Friday, September 19, 2008

Why Married People Should Not Share Email Addresses

Here is a pet peeve of mine - married people sharing one email address.  Drives me absolutely crazy.  I understand that marriage means two become one, blah, blah, blah, but still not sure how that translates to a shared email address.* The thing is, I prefer to know who exactly it is I am talking to and who is reading my emails.  For example, perhaps I have some extremely personal information to share.  Of course, in reality, after hearing such news, my married friend may immediately go tell their spouse, but at least I can choose to disbelieve that they would do so. When the spouse shares the same email address, however, it becomes very hard to believe that both spouses are  not reading everything.  I mean, really, how could you resist?  Guess it is obvious it bugs me, but beyond that I do not even see the point.  It is not like you have to pay for each email address you have.  You can probably create about five billion free ones.  But I digress...

This post, although about married people, really is not about my pet peeve of sharing an email address, but it does show the lighter side of what can happen. My parents share a computer (not an email address).  Although they do have the ability to each have their own login, and actually do have their own individual logins, they are too lazy to switch between them.

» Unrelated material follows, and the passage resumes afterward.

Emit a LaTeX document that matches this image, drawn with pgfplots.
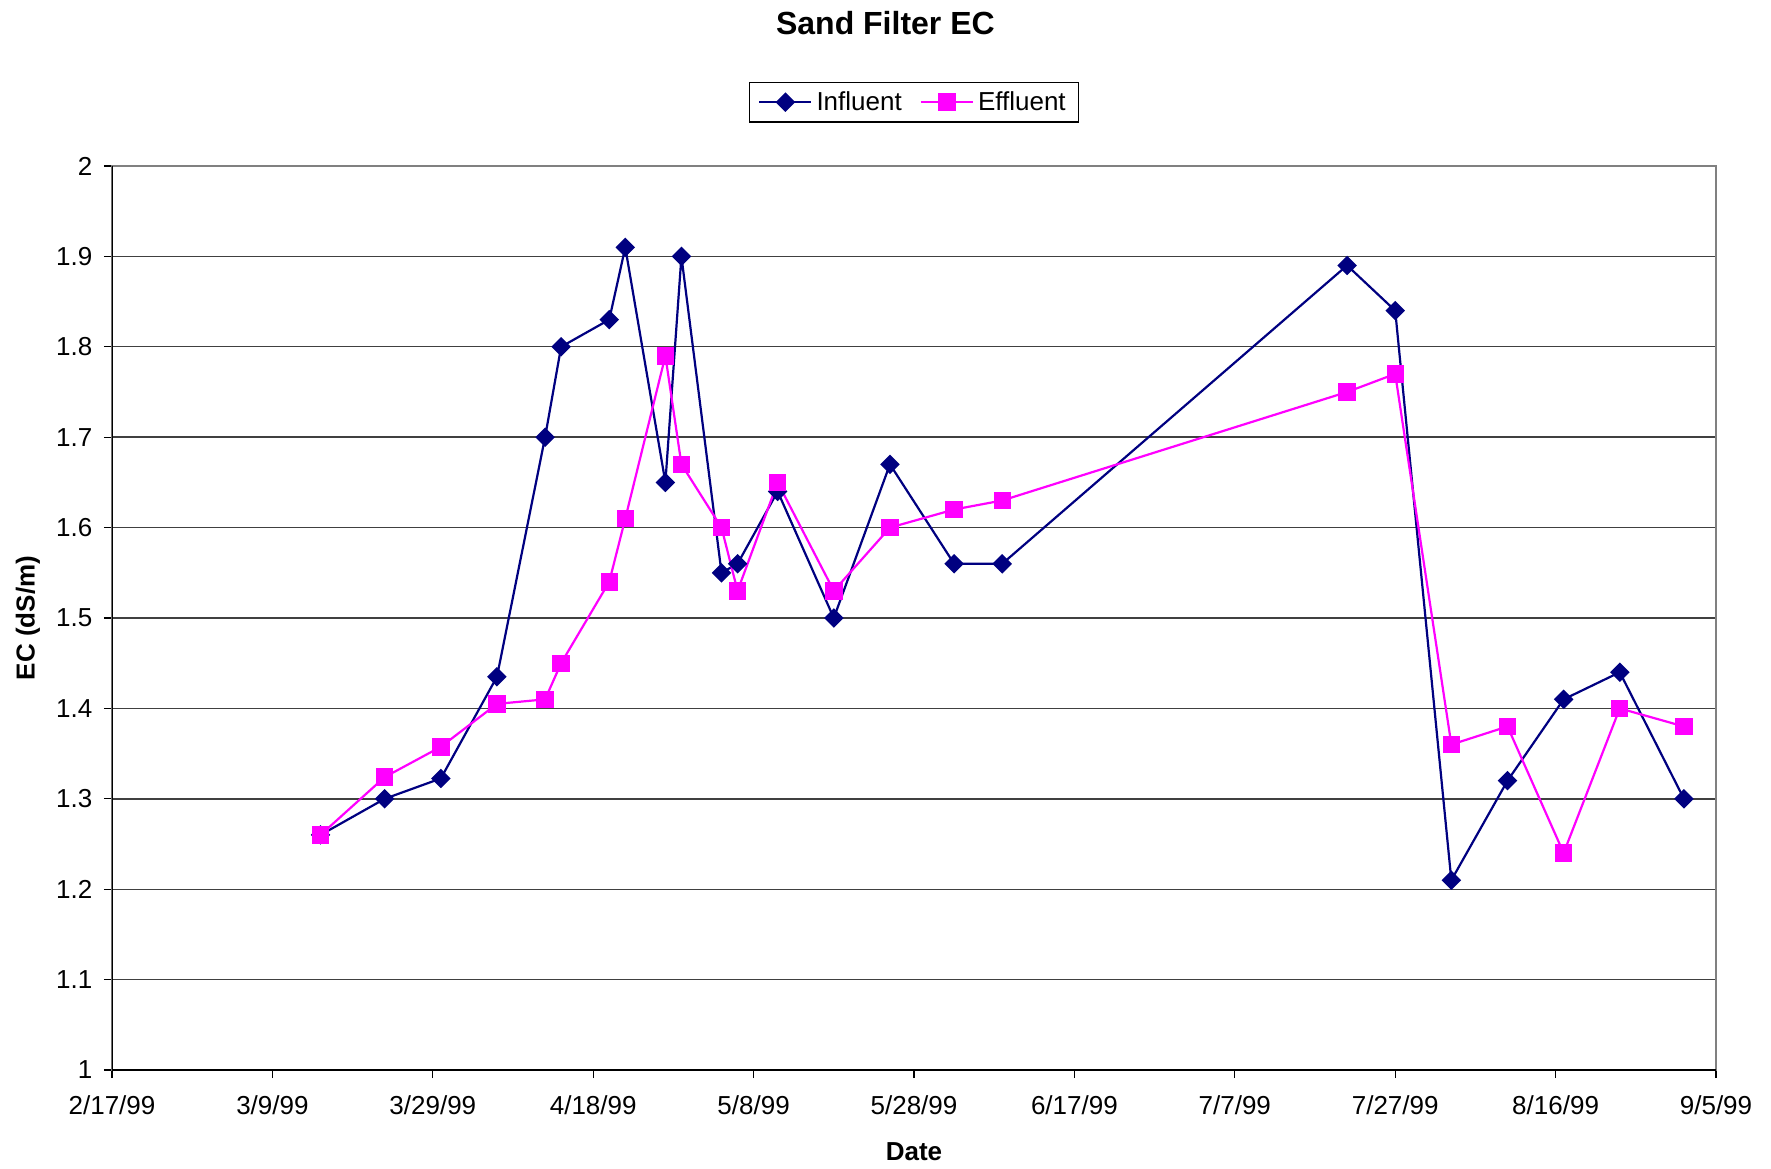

Really, it makes no difference because all of their settings are basically the same.  And my Dad, quite often, will just up and leave the computer in mid-action leaving his email open and on the screen. My mom will usually check and sign him out because they both use the same email platform (with different addresses).  Sometimes, though, my mom forgets and hilarity ensues:

The first email I received the other day was from my Dad and was a forwarded joke about women and men to which I responded:

Me: lovely

Dad: LOL I thought it was funny.

[stop - as an aside, this should have been my first clue as my Dad does not do LOLs]

Me: It was hilarious.  At first I thought "my dad is so sweet", then it just turned cynical and I thought "that's us, the [last name]'s"

"Dad": Yep, the swearing cynical [last name]'s LOL

[two LOLs - definitely not Dad!]

Me: Mom, are you answering Dad's emails?

"Dad": I thought I was answering you from a forward in my email?

Me: No. You are in Dad's email.  Look at the top, it says [dad's email address]. He must have left his open and you are responding in his email.

At the same time, a second email was sent from me to my Dad about a raffle. I received a response back from my "real" Dad (not my Mom) to which I responded. I then received this reply:

"Dad": I was going to ask Dad today and forgot...thanks for letting me know.

Me: Who is answering this? Mom? I sent this to Dad's email.

"Dad" a/k/a Mom: It's mom. It came to my email. Oh crap! Am I in Dad's email? ROFL

Me: And here I thought Dad and I were finally having a full on email exchange.

Now, do you see what I mean?  How confusing was THAT and they don't even share an email address.  Can you imagine if they shared one?  I would never know who I was talking to or, heck, even what we were talking about at any given time.  Please, people! For the sake of my sanity, maintain separate email addresses!!

That is all. Carry on.

*This post is not aimed at anyone in particular. I have had friends who shared email addresses with their spouses who saw the error of their ways so they are still my friends.  

4 important things being said:

Jennifer said...

Do you think your parents are going to like that you labeled this "elderly people are so darn cute"? LOL. Anyways, I agree about sharing e-mail address. I just think it is plain weird.

*~Dani~* said...

Well, I was testing their observational skills LOL

Bo Bo said...

I agree whole heartedly. I find myself not emailing those people anymore. Easier to text. My wife and I don’t even share a bank account. Funny post

*~Dani~* said...

bo b0 - thanks for stopping by and for affirming how right I am. I love when that happens.